U.S. Army Sgt. 1st Class Melissa Brumley, Iowa National Guard's 734th Agribusiness Development Team, speaks through an interpreter to staff members of the Kunar Province’s Director of Women's Affairs in eastern Afghanistan Aug. 19th after loading their vehicle with supplies for local schoolgirls and clothes for the families of widows in the province. (Photo by U.S. Air Force Capt. Peter Shinn, Kunar Agribusiness Development Team)
U.S. Army Sgt. 1st Class Melissa Brumley, Iowa National Guard's 734th Agribusiness Development Team, speaks through an interpreter to staff members of the Kunar Province’s Director of Women's Affairs in eastern Afghanistan Aug. 19th after loading their vehicle with supplies for local schoolgirls and clothes for the families of widows in the province. (Photo by U.S. Air Force Capt. Peter Shinn, Kunar Agribusiness Development Team)

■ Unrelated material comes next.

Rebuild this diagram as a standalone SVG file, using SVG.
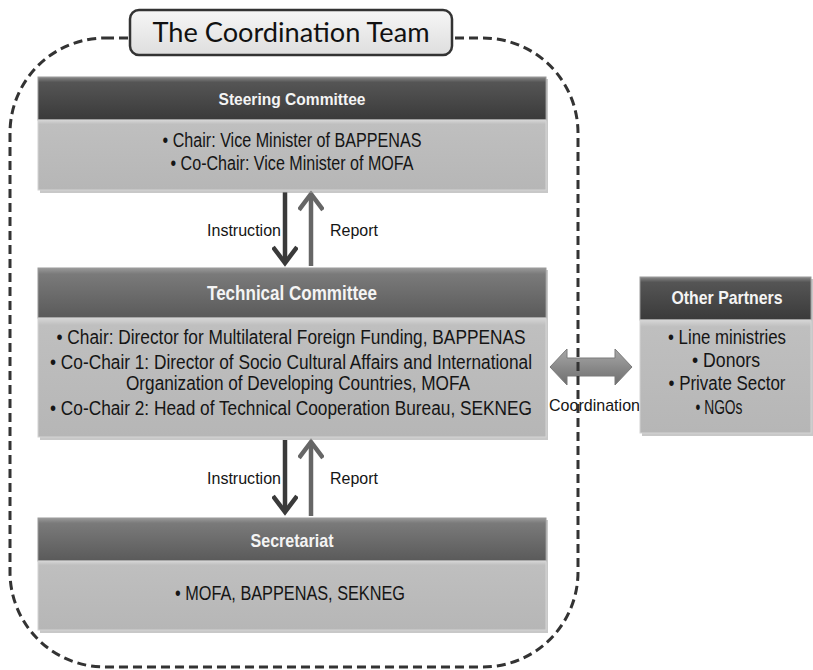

“We know the rate of literacy among women and girls in this province is very low, and we also know educating women is important to long-term development here,” Brumley said. “Honestly, it’s a joy to help in this way.” The Iowa ADT is part of Task Force Bastogne. The ADT’s primary mission is to improve food security in Kunar Province by building the capacity of the Government of the Islamic Republic of Afghanistan to deliver agricultural services. That means the ADT works with local and provincial agricultural officials, as well as with individual Afghan farmers and livestock producers.

But agriculture is not the ADT’s sole focus. The ADT is also working closely with the Kunar Province Department of Women’s Affairs. Naseema Shfiq Sadat, a graduate of a European university who has lived most of her life in Kunar, heads the Women’s Affairs Department. She is also the director of the Fatima Girls School. Sadat’s focus in both capacities has been on providing for widows and their families and ensuring schoolgirls have the materials necessary to get a quality education.

“My staff and I were pleased to present clothes and supplies to widows’ families and children at the Fatima Girls School,” said Sadat. “We’re very grateful to the ADT and all the American families who donated materials to this cause.”

The Iowa ADT receives school supplies and clothing from a number of private charitable groups in the United States, said U.S. Army Maj. Mary Parmenter, of Perry, IA. Parmenter, operations officer for the Iowa ADT, manages the effort to channel that materiel through the Women’s Affairs Department to the Afghan citizens who need it the most.

“We have a number of American organizations that are providing us with school supplies, clothing, shoes, hats, coats and gloves,” Parmenter said. “Director Sadat has been instrumental in helping us narrow the focus of this effort and ensuring these much-needed items get to widows and schoolgirls.”

After 30 years of war, Parmenter noted, there are a large number of widows in the province, most of whom have families to support. Like Brumley, Parmenter also pointed out the critical importance of increasing literacy rates among Afghan girls and women. Parmenter pointed to Sadat as the lynchpin of the efforts on both fronts in Kunar. She also praised Sadat’s personal courage.

“Director Sadat is the most prominent woman in the Kunar provincial government,” Parmenter said. “In this society, which is extremely male dominated, that takes a lot of guts.”